En “Mi debilidad (apuntes desordenados sobre la condición femenina)”, Margarita García Robayo escribe acerca de la conciencia de la vulnerabilidad que las mujeres solemos adquirir a una temprana edad, cuando aún no podemos definirla pero sí sentirla. Desde ese momento, esa conciencia actúa como una alarma que nos persigue constantemente, y ante la cual podemos distraernos solo por un tiempo, pero “siempre vuelve palpitante y dolorosa”. Esa conciencia nos recuerda que ser mujer significa andar con cuidado, alerta, porque nunca se sabe. Somos débiles y tenemos que cuidarnos de un peligro que acecha, que no se nombra pero del que hay que aprender a huir.

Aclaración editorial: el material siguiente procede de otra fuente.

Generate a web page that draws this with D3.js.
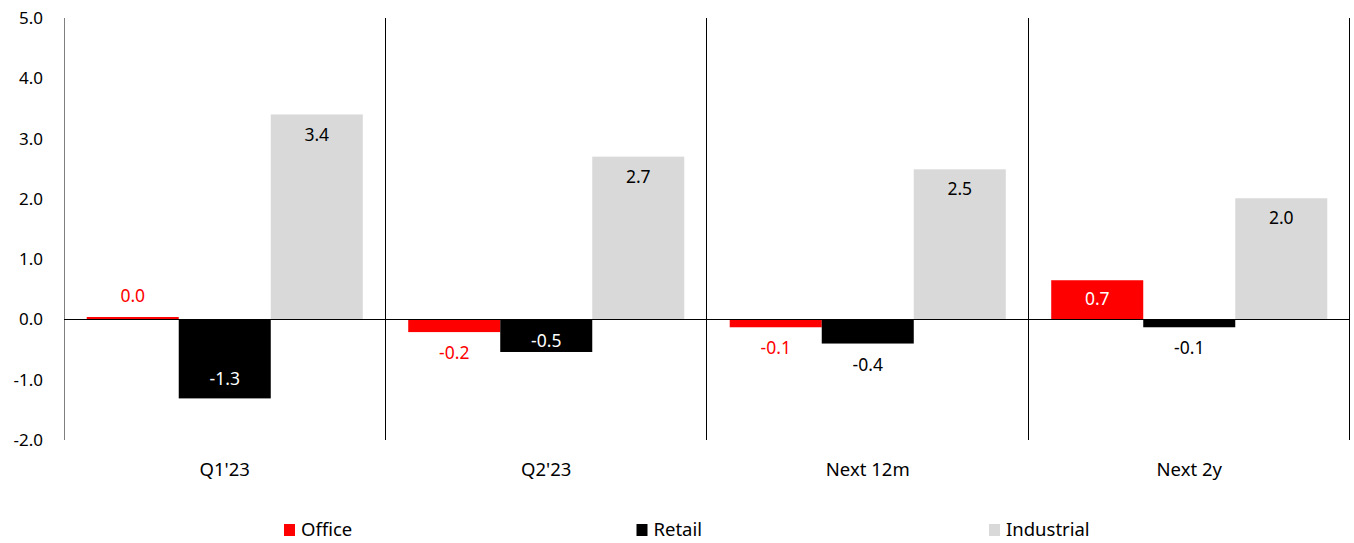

Esa debilidad de las mujeres, esa lacra impuesta desde la infancia, conlleva una eterna e interna lucha llena de contradicciones al tratar de distinguir la naturaleza de nuestro género de las imposiciones culturales. Intentar reconciliar ambas partes para reconocernos es una tarea monumental, yo diría que imposible. A medida que nos adentramos en la madurez, resulta más difícil separar ambas cosas. Por ejemplo, cuando nos enfrentamos al llamado instinto maternal. Al concebir la crianza de nuestros hijos ¿qué nos viene en el ADN y qué es fruto de capas y capas de modelos maternales determinados por la historia y la costumbre? ¿Y al decidir si queremos o no ser madres? Esta dicotomía es algo que surge en mi vida cotidiana constantemente en forma de preguntas, de dudas, de sentimientos encontrados, a la hora de relacionarme con mi familia, con mis padres, con mi pareja, con mis hijos. “Déjate llevar por tu instinto”, me decían las matronas cuando tuve a mi primera hija. Yo las miraba sin atreverme a preguntar a qué se referían, dónde quedaba el instinto a estas alturas de civilización.
Y es que, como muy bien apunta Margarita García Robayo, quien más, quien menos, la mayoría de mujeres acabamos convirtiéndonos en algo parecido a lo que nuestras familias esperaban de nosotras. La mayoría acabamos emparejadas, con hijos, entregando mucho, quizá demasiado, en una vida convencional, por mucho que esta palabra nos incomode porque nos recuerda lo que aborrecemos, lo que un día negamos que reproduciríamos. Por ello, el día a día de muchas mujeres, y con este la percepción de nuestra identidad, se construye a base de contradicciones, a base de caminar por un sendero muy estrecho. Avanzamos entre lo que deseamos ser y lo que acabamos siendo realmente, que a veces es solo lo que nos dejan ser. Y ahí, cada quien se las compone como puede para que los gritos de la conciencia no retumben demasiado y podamos dormir lo bastante tranquilas sin oírlos, a modo de alarma, sonando a cada momento.


Primera persona, Editorial Tránsito, 2019, 209 páginas.
Lo que no aprendí, Malpaso editorial, 2014, 182 páginas.